+++ Exercise data

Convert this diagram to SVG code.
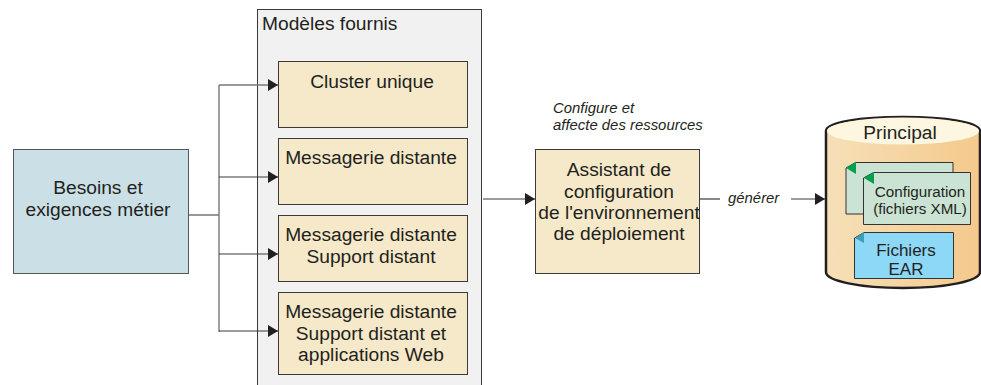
<svg xmlns="http://www.w3.org/2000/svg" width="981" height="385" viewBox="0 0 981 385">
<style>
text{font-family:"Liberation Sans",Arial,sans-serif;fill:#231f20;text-anchor:middle}
.t18{font-size:19.2px}
.t16{font-size:17px}
.t15{font-size:15.200px}
.i{font-size:14.900px;font-style:italic;text-anchor:start}
.box{fill:#f5e9c9;stroke:#3a3a3a;stroke-width:1}
.c{fill:none;stroke:#3a3a3a;stroke-width:1.200}
.g{fill:none;stroke:#777;stroke-width:1.400}
.doc{fill:#cbe3d3;stroke:#333;stroke-width:1}
</style>
<defs>
<marker id="ah" markerUnits="userSpaceOnUse" markerWidth="11" markerHeight="12" refX="10" refY="6" orient="auto"><path d="M0 0L10 6L0 12Z" fill="#231f20"/></marker>
<linearGradient id="cyl" x1="0" x2="1" y1="0" y2="0"><stop offset="0" stop-color="#f6e0b8"/><stop offset="1" stop-color="#f4c98c"/></linearGradient>
</defs>
<g id="panel"><rect x="257.500" y="9.500" width="224" height="376" fill="#f1f1f1" stroke="#3a3a3a"/><text class="t18" x="262" y="30" style="text-anchor:start">Modèles fournis</text></g>
<g id="besoins"><rect x="13.500" y="149.500" width="175" height="124" fill="#cbe0e6" stroke="#555"/><text class="t18" x="98" y="194">Besoins et</text><text class="t18" x="98" y="216">exigences métier</text></g>
<g id="cluster"><rect class="box" x="278.500" y="61.500" width="189" height="66"/><text class="t18" x="372" y="88">Cluster unique</text></g>
<g id="messagerie"><rect class="box" x="278.500" y="138.500" width="189" height="66"/><text class="t18" x="371" y="164">Messagerie distante</text></g>
<g id="support"><rect class="box" x="278.500" y="215.500" width="189" height="66"/><text class="t18" x="371" y="241">Messagerie distante</text><text class="t18" x="371" y="263">Support distant</text></g>
<g id="web"><rect class="box" x="278.500" y="292.500" width="189" height="82"/><text class="t18" x="371" y="318">Messagerie distante</text><text class="t18" x="371" y="340">Support distant et</text><text class="t18" x="371" y="361">applications Web</text></g>
<g id="assistant"><rect class="box" x="535.500" y="149.500" width="164" height="124"/><text class="t18" x="619" y="176">Assistant de</text><text class="t18" x="619" y="198">configuration</text><text class="t18" x="619" y="219">de l'environnement</text><text class="t18" x="619" y="240">de déploiement</text></g>
<g id="principal">
<path d="M826 131V272C826 281 860 288 903 288S980 281 980 272V131C980 122 945 117 903 117S826 122 826 131Z" fill="url(#cyl)" stroke="#231f20" stroke-width="2.500"/>
<ellipse cx="903" cy="131" rx="76" ry="13.500" fill="#fdf6e0"/>
<text class="t18" x="900" y="139">Principal</text>
</g>
<g id="config">
<path class="doc" d="M855.500 162.500H953V214H846V168Z"/>
<path d="M846 168L856 162V174Z" fill="#00a050"/>
<path class="doc" d="M873.500 172.500H970.500V224.500H863.500V178Z"/>
<path d="M864 178L874 172V184Z" fill="#00a050"/>
<text class="t15" x="920" y="197">Configuration</text><text class="t15" x="920" y="214">(fichiers XML)</text>
</g>
<g id="ear">
<path d="M864 232.500H953.500V278.500H854.500V238Z" fill="#8dd7f7" stroke="#333"/>
<path d="M855 238L864 232V243Z" fill="#3d9fb5"/>
<text class="t16" x="906" y="256">Fichiers</text><text class="t16" x="906" y="275">EAR</text>
</g>
<g id="connectors">
<path class="g" d="M189 215H219M219 85V332"/>
<path class="g" d="M219 85H278" marker-end="url(#ah)"/>
<path class="c" d="M219 177H278" marker-end="url(#ah)"/>
<path class="c" d="M219 254H278" marker-end="url(#ah)"/>
<path class="c" d="M219 331H278" marker-end="url(#ah)"/>
<path class="c" d="M483 199H535" marker-end="url(#ah)"/>
<path class="c" d="M699 199H720"/>
<path class="c" d="M791 199H825" marker-end="url(#ah)"/>
</g>
<g id="labels">
<text class="i" x="553" y="113">Configure et</text>
<text class="i" x="553" y="130">affecte des ressources</text>
<text class="i" x="728" y="203">générer</text>
</g>
</svg>
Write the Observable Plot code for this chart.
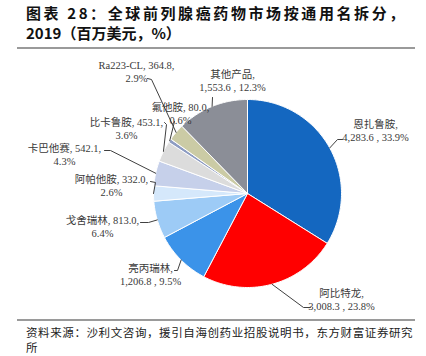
<!DOCTYPE html>
<html><head><meta charset="utf-8">
<script src="https://cdn.jsdelivr.net/npm/d3@7"></script>
<script src="https://cdn.jsdelivr.net/npm/@observablehq/plot@0.6"></script>
<style>
body{margin:0;width:426px;height:356px;position:relative;background:#fff;overflow:hidden}
#chart{position:absolute;left:0;top:0}
.title{position:absolute;left:26px;font:bold 15px/20px "Noto Sans CJK SC";letter-spacing:2.6px;color:#111;white-space:nowrap}
.rule{position:absolute;left:17px;width:398px;height:2px;background:#9a9a9a}
.src{position:absolute;left:26px;font:11.5px/15px "Noto Sans CJK SC";color:#222;letter-spacing:0.6px;white-space:nowrap}
</style></head><body>
<div id="chart"></div>
<div class="title" style="top:3px">图表 28：全球前列腺癌药物市场按通用名拆分，</div>
<div class="title" style="top:23px;letter-spacing:0px">2019（百万美元，%）</div>
<div class="rule" style="top:47px"></div>
<div class="rule" style="top:319px"></div>
<div class="src" style="top:325px">资料来源：沙利文咨询，援引自海创药业招股说明书，东方财富证券研究</div>
<div class="src" style="top:340px">所</div>
<script>
// ---- data ----
const names  = ["恩扎鲁胺","阿比特龙","亮丙瑞林","戈舍瑞林","阿帕他胺","卡巴他赛","比卡鲁胺","氟他胺","Ra223-CL","其他产品"];
const values = [4283.6, 3008.3, 1206.8, 813.0, 332.0, 542.1, 453.1, 80.0, 364.8, 1553.6];
const shares = [33.9, 23.8, 9.5, 6.4, 2.6, 4.3, 3.6, 0.6, 2.9, 12.3];
const valueLabels = ["4,283.6","3,008.3","1,206.8","813.0","332.0","542.1","453.1","80.0","364.8","1,553.6"];
// how the label text breaks into two lines (1 = value on first line)
const valueOnFirstLine = [0,0,0,1,1,1,1,1,1,0];

// ---- style / layout ----
const colors = ["#1467c0","#ff0000","#3b93e9","#9dcbf6","#d5e8fb","#c6d0ea","#dcdcdc","#8d9cc2","#cbcba5","#8b8e97"];
const R = 94;            // pie radius (px units)
const CX = 247, CY = 193; // pie centre on the page
// label block centre (page px) and leader-line points before the slice edge
const labelLayout = [
  {x:375, y:130, pts:[[342,139],[337,139]]},
  {x:341, y:299, pts:[[310,307],[303,307]]},
  {x:150, y:274, pts:[[174,270],[177,270]]},
  {x:102, y:226, pts:[[140,222],[148,222]]},
  {x:111, y:185, pts:[[150,181],[155,182]]},
  {x:64,  y:154, pts:[[104,150],[110,150]]},
  {x:126, y:128, pts:[[164,122],[166,124]]},
  {x:180, y:113, pts:[[174,121]]},
  {x:136, y:71,  pts:[[147,78],[151,79]]},
  {x:232, y:80,  pts:[[212,97]]}
];

const total = d3.sum(values);
const toU = px => px - CX, toV = py => CY - py;

// slice polygons
const slices = [];
const edges = [];
let acc = 0;
names.forEach((name, i) => {
  const a0 = acc / total * 2 * Math.PI;
  acc += values[i];
  const a1 = acc / total * 2 * Math.PI;
  const n = Math.max(2, Math.ceil((a1 - a0) / (Math.PI / 180)));
  slices.push({name, u: 0, v: 0});
  for (let k = 0; k <= n; k++) {
    const a = a0 + (a1 - a0) * k / n;
    slices.push({name, u: R * Math.sin(a), v: R * Math.cos(a)});
  }
  slices.push({name, u: 0, v: 0});
  const am = (a0 + a1) / 2;
  edges.push([R * Math.sin(am), R * Math.cos(am)]);
});

const leaders = [];
labelLayout.forEach((L, i) => {
  L.pts.forEach(p => leaders.push({name: names[i], u: toU(p[0]), v: toV(p[1])}));
  leaders.push({name: names[i], u: edges[i][0], v: edges[i][1]});
});

const labels = names.map((name, i) => {
  const t = valueOnFirstLine[i]
    ? `${name}, ${valueLabels[i]},\n${shares[i].toFixed(1)}%`
    : `${name},\n${valueLabels[i]} , ${shares[i].toFixed(1)}%`;
  return {text: t, u: toU(labelLayout[i].x), v: toV(labelLayout[i].y)};
});

const chart = Plot.plot({
  width: 426, height: 356,
  margin: 0,
  x: {domain: [toU(0), toU(426)], axis: null},
  y: {domain: [toV(356), toV(0)], axis: null},
  color: {domain: names, range: colors},
  marks: [
    Plot.line(slices, {x: "u", y: "v", z: "name", fill: "name", stroke: "white", strokeWidth: 1, curve: "linear"}),
    Plot.line(leaders, {x: "u", y: "v", z: "name", stroke: "#404040", strokeWidth: 1}),
    Plot.text(labels, {x: "u", y: "v", text: "text", textAnchor: "middle", lineAnchor: "middle",
      lineHeight: 1.2, fontSize: 10.5, fill: "#3a3a3a",
      fontFamily: '"Liberation Serif", "Noto Sans CJK SC", serif'})
  ]
});
document.getElementById("chart").appendChild(chart);
</script>
</body></html>
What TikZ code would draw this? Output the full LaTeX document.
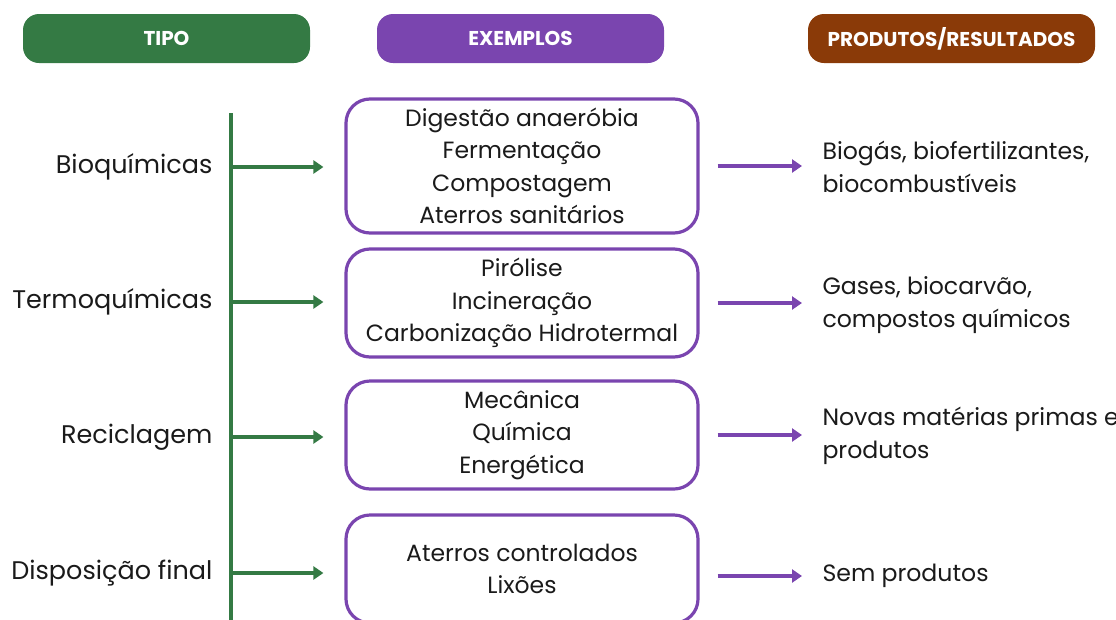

++++++

■ What the task requires ■
Pick every line with "this" in it and copy it.

■ Solution to the problem ■
Convert this diagram to SVG code.
Write the Observable Plot code for this chart.
What TikZ code would draw this? Output the full LaTeX document.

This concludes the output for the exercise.